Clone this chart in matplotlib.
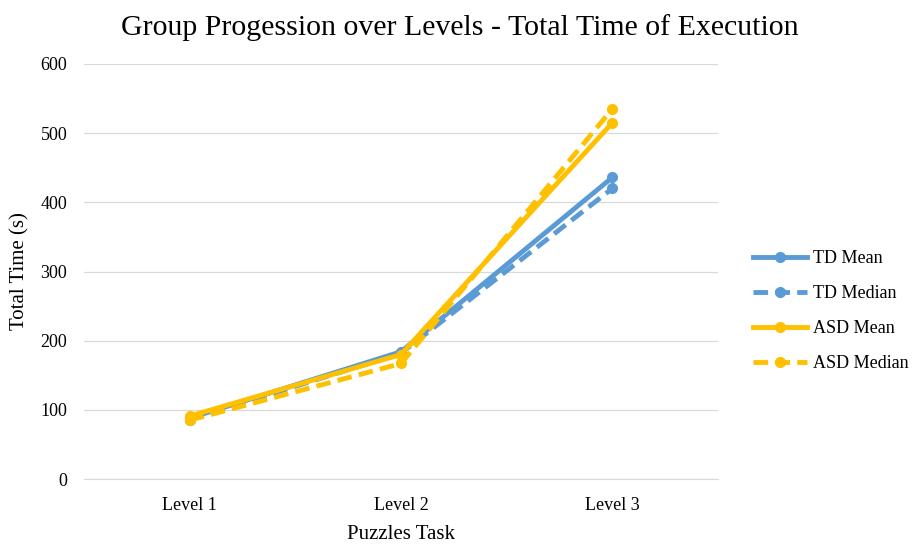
import matplotlib
matplotlib.use("Agg")
import matplotlib.pyplot as plt

levels = ["Level 1", "Level 2", "Level 3"]
td_mean = [88, 184, 436]
td_median = [86, 182, 420]
asd_mean = [91, 180, 515]
asd_median = [85, 167, 535]

blue = "#5B9BD5"
gold = "#FFC000"

plt.rcParams["font.family"] = ["Liberation Serif", "DejaVu Serif"]

fig = plt.figure(figsize=(9.19, 5.44), dpi=100)
ax = fig.add_axes([84 / 919, 1 - 479 / 544, (718 - 84) / 919, (479 - 64) / 544])

x = list(range(len(levels)))
dash = (0, (3, 1.5))
ax.plot(x, td_mean, color=blue, lw=3.5, marker="o", ms=7, label="TD Mean")
ax.plot(x, td_median, color=blue, lw=3.5, ls=dash, marker="o", ms=7, label="TD Median")
ax.plot(x, asd_mean, color=gold, lw=3.5, marker="o", ms=7, label="ASD Mean")
ax.plot(x, asd_median, color=gold, lw=3.5, ls=dash, marker="o", ms=7, label="ASD Median")

ax.set_xlim(-0.5, 2.5)
ax.set_ylim(0, 600)
ax.set_yticks(range(0, 601, 100))
ax.set_xticks(x)
ax.set_xticklabels(levels)
ax.tick_params(axis="both", length=0, labelsize=13, colors="#000000")
ax.tick_params(axis="y", pad=12)
ax.tick_params(axis="x", pad=13)
ax.grid(axis="y", color="#D9D9D9", lw=0.9)
ax.set_axisbelow(True)
for s in ["top", "right", "left"]:
    ax.spines[s].set_visible(False)
ax.spines["bottom"].set_color("#D9D9D9")

ax.set_xlabel("Puzzles Task", fontsize=15, labelpad=8)
ax.set_ylabel("Total Time (s)", fontsize=15, labelpad=8)
fig.suptitle("Group Progession over Levels - Total Time of Execution", fontsize=21.5, y=0.975)

ax.legend(loc="center left", bbox_to_anchor=(1.03, 0.405), frameon=False, fontsize=13,
          handlelength=3.0, labelspacing=1.0, handletextpad=0.3)

fig.savefig("out.png", dpi=100)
──────────
Your goal
Write out an exact copy of the listing, first line through the line containing "Progession over Levels", with the pictures left out.

Response
Clone this chart in matplotlib.
import matplotlib
matplotlib.use("Agg")
import matplotlib.pyplot as plt

levels = ["Level 1", "Level 2", "Level 3"]
td_mean = [88, 184, 436]
td_median = [86, 182, 420]
asd_mean = [91, 180, 515]
asd_median = [85, 167, 535]

blue = "#5B9BD5"
gold = "#FFC000"

plt.rcParams["font.family"] = ["Liberation Serif", "DejaVu Serif"]

fig = plt.figure(figsize=(9.19, 5.44), dpi=100)
ax = fig.add_axes([84 / 919, 1 - 479 / 544, (718 - 84) / 919, (479 - 64) / 544])

x = list(range(len(levels)))
dash = (0, (3, 1.5))
ax.plot(x, td_mean, color=blue, lw=3.5, marker="o", ms=7, label="TD Mean")
ax.plot(x, td_median, color=blue, lw=3.5, ls=dash, marker="o", ms=7, label="TD Median")
ax.plot(x, asd_mean, color=gold, lw=3.5, marker="o", ms=7, label="ASD Mean")
ax.plot(x, asd_median, color=gold, lw=3.5, ls=dash, marker="o", ms=7, label="ASD Median")

ax.set_xlim(-0.5, 2.5)
ax.set_ylim(0, 600)
ax.set_yticks(range(0, 601, 100))
ax.set_xticks(x)
ax.set_xticklabels(levels)
ax.tick_params(axis="both", length=0, labelsize=13, colors="#000000")
ax.tick_params(axis="y", pad=12)
ax.tick_params(axis="x", pad=13)
ax.grid(axis="y", color="#D9D9D9", lw=0.9)
ax.set_axisbelow(True)
for s in ["top", "right", "left"]:
    ax.spines[s].set_visible(False)
ax.spines["bottom"].set_color("#D9D9D9")

ax.set_xlabel("Puzzles Task", fontsize=15, labelpad=8)
ax.set_ylabel("Total Time (s)", fontsize=15, labelpad=8)
fig.suptitle("Group Progession over Levels - Total Time of Execution", fontsize=21.5, y=0.975)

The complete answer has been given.